> WRITTEN REQUEST:
Nothing outside the range is to be copied. From the entries below, reproduce exactly the lines starting at the one with "Output the Python" and ending at the one with "import matplotlib.pyplot as plt", without pictures.

> EXTRACTED DATA:
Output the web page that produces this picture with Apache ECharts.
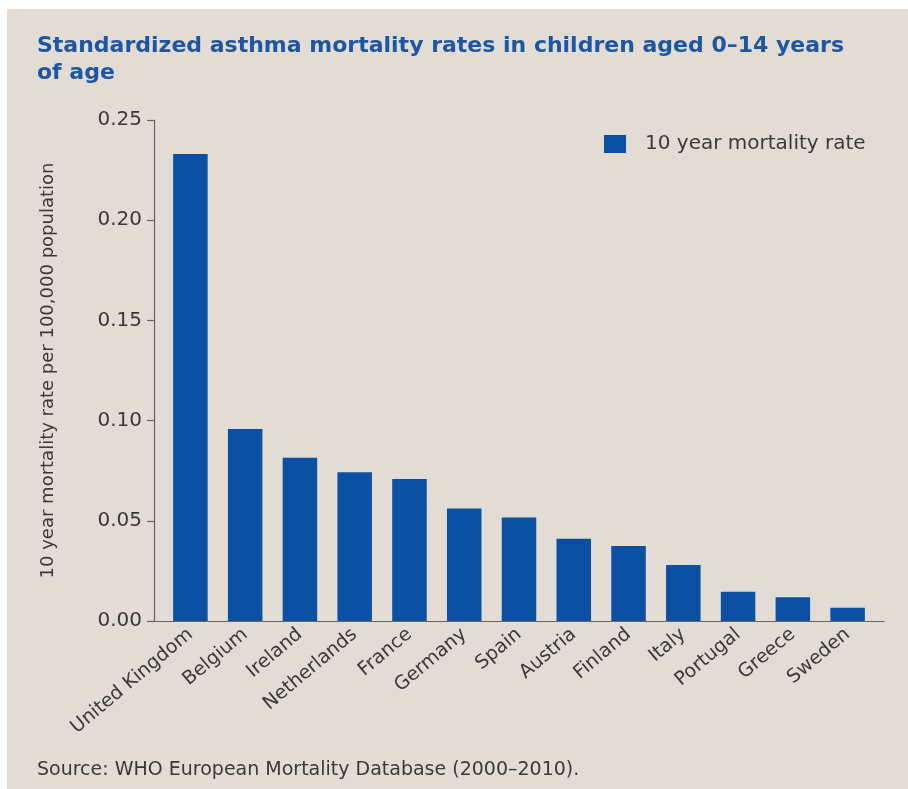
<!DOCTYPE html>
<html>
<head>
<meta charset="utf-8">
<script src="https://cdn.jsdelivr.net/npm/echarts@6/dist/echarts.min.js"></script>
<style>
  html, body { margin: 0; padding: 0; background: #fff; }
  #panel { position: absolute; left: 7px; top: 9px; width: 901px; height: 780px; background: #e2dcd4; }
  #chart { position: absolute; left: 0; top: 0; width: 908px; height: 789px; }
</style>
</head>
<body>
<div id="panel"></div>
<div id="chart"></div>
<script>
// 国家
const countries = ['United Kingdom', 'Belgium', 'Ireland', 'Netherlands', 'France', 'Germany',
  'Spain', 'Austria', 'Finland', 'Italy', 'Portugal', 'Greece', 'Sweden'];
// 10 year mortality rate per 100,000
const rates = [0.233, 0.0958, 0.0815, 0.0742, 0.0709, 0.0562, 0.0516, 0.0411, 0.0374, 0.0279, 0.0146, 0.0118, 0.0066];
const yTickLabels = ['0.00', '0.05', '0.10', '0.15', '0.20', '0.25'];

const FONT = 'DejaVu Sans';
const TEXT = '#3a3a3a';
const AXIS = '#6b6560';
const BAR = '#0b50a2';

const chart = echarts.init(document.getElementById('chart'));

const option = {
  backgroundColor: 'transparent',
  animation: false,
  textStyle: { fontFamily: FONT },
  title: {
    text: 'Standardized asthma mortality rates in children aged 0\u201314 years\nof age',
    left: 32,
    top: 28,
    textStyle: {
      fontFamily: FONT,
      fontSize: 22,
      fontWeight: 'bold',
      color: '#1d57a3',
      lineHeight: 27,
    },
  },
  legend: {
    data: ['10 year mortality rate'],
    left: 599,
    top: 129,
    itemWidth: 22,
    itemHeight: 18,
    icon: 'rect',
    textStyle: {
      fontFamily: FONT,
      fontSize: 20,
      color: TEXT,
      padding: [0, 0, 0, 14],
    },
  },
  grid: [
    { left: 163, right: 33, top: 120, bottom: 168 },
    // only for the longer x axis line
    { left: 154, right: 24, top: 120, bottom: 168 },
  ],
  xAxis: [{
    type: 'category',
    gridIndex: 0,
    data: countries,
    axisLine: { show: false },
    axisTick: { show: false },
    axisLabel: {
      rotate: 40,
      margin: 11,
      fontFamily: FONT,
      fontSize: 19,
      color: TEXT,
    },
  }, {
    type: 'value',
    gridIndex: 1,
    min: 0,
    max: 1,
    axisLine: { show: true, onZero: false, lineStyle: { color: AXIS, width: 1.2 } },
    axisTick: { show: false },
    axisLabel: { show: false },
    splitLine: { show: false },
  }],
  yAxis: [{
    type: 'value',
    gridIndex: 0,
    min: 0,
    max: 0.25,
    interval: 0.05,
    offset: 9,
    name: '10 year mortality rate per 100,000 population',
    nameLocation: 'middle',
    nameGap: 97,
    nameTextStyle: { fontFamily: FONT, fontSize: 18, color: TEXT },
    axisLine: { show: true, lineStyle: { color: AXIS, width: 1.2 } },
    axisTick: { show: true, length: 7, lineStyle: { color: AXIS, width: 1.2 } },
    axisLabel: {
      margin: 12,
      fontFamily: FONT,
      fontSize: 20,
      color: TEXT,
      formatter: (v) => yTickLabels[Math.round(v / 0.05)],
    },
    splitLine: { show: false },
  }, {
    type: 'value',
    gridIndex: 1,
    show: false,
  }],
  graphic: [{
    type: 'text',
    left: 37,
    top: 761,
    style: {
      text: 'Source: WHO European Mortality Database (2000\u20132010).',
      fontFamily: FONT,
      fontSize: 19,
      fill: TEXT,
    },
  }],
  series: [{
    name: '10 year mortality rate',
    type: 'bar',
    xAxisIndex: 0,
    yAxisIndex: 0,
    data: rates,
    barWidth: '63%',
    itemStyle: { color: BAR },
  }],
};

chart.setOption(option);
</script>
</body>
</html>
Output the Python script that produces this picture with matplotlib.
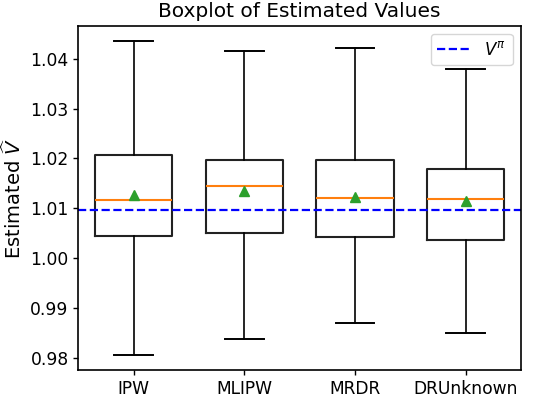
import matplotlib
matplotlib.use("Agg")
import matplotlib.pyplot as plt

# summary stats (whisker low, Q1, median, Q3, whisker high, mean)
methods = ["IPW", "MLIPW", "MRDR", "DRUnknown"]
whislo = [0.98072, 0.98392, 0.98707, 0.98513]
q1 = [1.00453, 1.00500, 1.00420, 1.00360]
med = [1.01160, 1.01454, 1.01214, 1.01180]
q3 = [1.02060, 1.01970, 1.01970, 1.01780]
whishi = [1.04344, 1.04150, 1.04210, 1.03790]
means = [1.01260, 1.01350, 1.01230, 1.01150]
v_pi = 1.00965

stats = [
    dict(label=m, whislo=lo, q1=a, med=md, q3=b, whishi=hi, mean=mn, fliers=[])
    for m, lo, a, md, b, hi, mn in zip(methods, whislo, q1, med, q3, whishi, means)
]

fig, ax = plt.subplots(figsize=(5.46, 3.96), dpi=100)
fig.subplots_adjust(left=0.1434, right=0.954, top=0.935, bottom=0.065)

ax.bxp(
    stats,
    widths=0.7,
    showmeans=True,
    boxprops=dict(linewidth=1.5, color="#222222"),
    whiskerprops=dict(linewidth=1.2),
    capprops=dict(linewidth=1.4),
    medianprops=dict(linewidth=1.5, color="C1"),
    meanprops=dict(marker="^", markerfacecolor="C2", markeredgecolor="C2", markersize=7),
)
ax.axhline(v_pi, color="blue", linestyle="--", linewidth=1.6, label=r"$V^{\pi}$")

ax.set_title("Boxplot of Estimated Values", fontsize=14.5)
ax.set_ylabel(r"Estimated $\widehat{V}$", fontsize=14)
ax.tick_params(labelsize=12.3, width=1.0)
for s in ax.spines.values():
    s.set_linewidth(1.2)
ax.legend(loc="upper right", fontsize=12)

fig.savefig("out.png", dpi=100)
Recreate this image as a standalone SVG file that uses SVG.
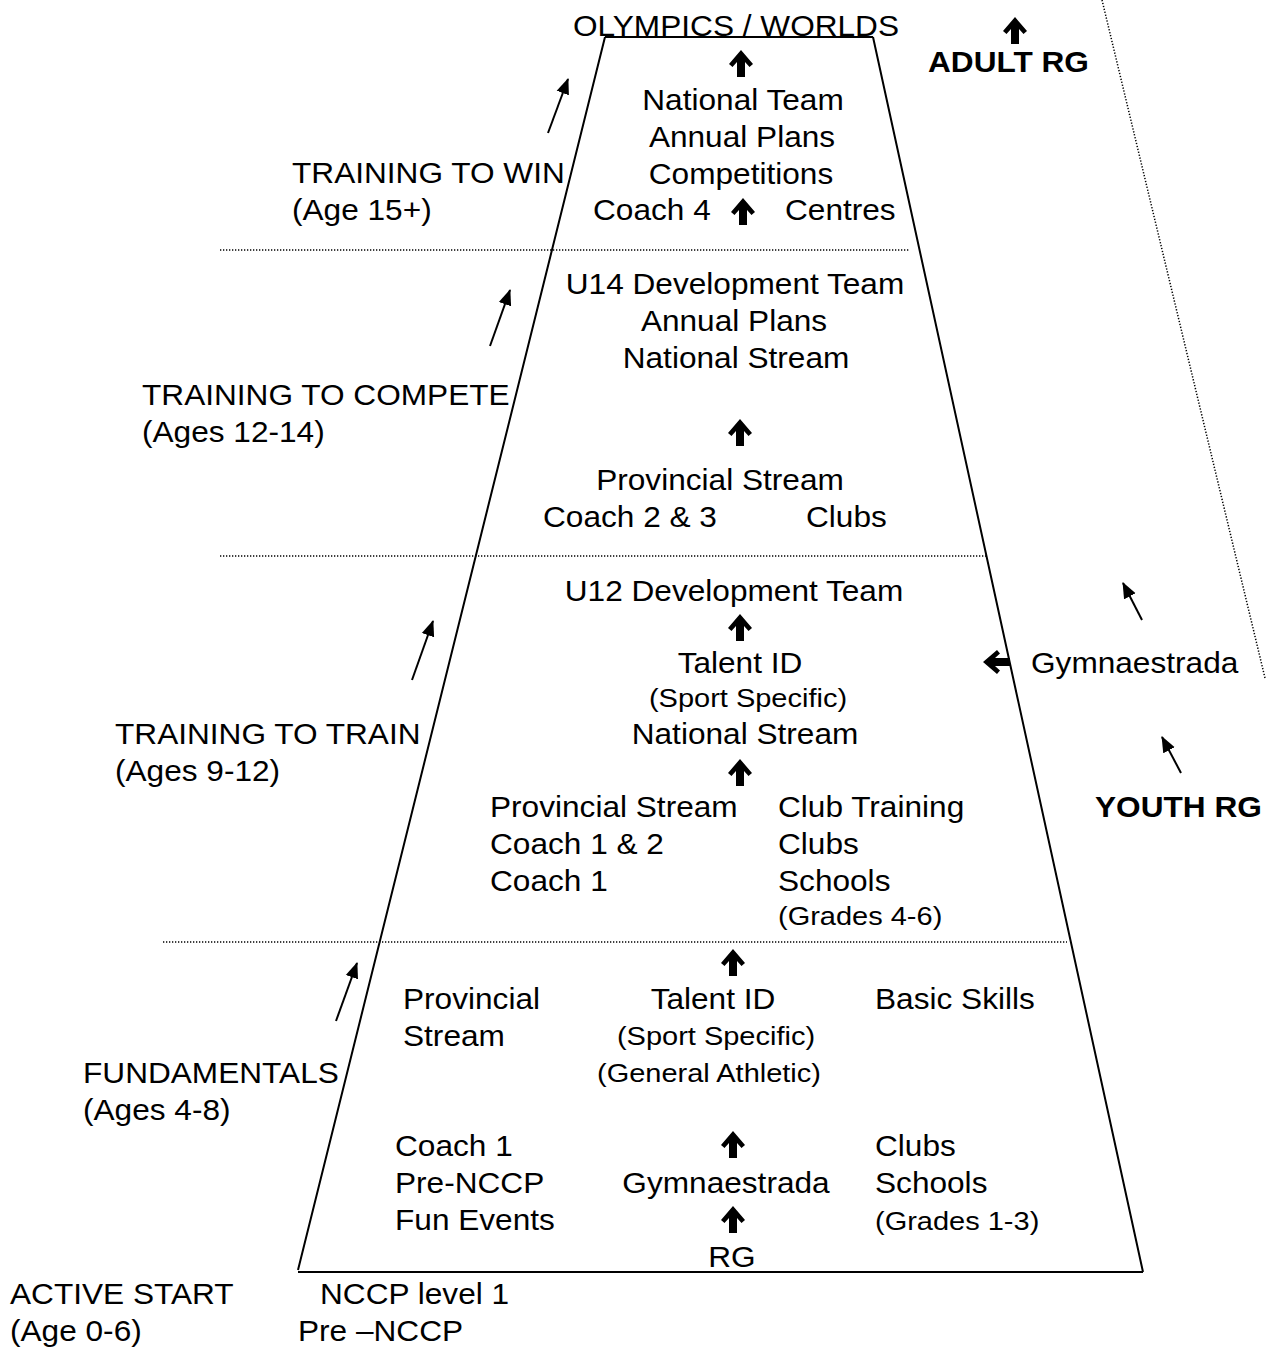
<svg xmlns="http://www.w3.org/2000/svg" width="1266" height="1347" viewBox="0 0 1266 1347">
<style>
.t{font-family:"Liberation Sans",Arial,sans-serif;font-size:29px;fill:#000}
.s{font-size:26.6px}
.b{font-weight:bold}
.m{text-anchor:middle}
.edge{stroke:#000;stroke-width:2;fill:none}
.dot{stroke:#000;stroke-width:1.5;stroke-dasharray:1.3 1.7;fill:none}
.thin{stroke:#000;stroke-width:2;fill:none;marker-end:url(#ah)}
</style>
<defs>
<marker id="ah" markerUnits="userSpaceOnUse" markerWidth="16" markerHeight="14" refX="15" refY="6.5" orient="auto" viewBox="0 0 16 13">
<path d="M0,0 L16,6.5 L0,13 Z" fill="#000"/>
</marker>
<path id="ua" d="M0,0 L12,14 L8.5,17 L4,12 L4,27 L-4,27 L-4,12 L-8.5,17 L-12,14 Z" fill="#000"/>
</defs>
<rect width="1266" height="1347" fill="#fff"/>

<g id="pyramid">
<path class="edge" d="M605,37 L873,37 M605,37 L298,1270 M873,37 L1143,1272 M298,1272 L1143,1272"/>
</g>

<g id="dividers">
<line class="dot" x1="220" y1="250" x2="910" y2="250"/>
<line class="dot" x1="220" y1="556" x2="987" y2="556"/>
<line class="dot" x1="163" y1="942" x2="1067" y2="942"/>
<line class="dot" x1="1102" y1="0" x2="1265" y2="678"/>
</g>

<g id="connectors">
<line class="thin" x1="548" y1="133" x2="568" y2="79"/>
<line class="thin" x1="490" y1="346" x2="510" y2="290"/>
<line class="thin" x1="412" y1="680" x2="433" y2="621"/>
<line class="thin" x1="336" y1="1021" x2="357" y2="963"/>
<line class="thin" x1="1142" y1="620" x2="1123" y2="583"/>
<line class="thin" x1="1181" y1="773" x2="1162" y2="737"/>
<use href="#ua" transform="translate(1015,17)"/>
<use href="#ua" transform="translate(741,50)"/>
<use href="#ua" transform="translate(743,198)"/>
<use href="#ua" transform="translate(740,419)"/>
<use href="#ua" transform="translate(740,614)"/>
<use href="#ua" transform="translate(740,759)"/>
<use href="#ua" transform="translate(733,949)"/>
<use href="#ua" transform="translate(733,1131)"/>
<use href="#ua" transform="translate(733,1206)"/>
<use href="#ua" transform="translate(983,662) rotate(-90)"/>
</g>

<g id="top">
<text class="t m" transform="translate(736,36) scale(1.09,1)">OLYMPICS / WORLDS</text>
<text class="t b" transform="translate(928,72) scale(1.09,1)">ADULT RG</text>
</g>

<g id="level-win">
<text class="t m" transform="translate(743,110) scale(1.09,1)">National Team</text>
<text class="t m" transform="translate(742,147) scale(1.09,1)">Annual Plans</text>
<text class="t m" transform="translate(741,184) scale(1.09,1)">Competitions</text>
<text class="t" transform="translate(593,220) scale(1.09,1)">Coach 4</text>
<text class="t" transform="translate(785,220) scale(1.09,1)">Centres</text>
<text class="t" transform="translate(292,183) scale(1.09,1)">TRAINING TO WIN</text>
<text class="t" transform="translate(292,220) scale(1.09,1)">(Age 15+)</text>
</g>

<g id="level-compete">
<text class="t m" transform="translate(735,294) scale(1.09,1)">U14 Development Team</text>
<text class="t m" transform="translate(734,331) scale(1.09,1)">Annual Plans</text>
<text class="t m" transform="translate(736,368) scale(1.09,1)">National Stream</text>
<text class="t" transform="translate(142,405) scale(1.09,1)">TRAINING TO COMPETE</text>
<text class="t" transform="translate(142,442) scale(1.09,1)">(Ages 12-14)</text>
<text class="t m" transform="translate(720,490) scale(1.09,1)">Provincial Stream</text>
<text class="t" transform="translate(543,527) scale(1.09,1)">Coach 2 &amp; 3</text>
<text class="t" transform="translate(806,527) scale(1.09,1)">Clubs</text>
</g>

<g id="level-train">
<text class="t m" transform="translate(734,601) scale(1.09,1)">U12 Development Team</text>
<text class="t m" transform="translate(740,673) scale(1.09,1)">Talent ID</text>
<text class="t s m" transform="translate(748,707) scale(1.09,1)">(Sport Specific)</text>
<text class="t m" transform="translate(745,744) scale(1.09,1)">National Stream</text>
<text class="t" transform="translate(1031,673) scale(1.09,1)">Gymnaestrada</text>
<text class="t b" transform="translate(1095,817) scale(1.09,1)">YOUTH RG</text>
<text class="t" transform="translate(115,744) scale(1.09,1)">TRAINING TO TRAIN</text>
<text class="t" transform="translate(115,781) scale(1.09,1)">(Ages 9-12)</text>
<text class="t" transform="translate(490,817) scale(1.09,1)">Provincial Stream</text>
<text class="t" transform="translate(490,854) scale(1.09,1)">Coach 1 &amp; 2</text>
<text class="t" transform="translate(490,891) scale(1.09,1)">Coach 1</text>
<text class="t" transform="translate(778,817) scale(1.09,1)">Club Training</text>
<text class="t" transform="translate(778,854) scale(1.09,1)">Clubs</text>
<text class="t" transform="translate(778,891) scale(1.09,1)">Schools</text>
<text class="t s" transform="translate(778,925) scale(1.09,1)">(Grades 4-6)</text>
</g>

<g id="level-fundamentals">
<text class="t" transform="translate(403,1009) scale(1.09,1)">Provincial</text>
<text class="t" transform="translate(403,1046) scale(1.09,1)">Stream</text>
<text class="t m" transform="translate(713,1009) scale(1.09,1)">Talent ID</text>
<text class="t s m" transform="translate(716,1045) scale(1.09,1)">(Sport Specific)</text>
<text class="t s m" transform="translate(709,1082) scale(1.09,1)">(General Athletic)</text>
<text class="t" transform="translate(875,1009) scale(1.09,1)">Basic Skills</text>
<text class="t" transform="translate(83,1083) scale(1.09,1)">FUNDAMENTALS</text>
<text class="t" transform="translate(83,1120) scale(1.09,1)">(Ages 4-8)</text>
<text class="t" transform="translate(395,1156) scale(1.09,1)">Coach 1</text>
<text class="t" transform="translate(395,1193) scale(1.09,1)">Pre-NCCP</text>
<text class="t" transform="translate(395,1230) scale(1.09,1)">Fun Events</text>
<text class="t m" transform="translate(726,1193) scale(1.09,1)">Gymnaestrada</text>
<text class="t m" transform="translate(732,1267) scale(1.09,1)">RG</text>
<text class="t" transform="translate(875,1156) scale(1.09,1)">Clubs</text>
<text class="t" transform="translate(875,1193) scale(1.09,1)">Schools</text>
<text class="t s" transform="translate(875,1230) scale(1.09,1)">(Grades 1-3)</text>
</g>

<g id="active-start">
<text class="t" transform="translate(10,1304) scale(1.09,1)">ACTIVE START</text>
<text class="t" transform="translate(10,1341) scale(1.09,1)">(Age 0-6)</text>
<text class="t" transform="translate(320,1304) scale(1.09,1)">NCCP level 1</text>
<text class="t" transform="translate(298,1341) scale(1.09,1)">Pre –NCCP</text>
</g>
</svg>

> SOLUTION:
Output the Python script that produces this picture with matplotlib.
import matplotlib
matplotlib.use("Agg")
import matplotlib.pyplot as plt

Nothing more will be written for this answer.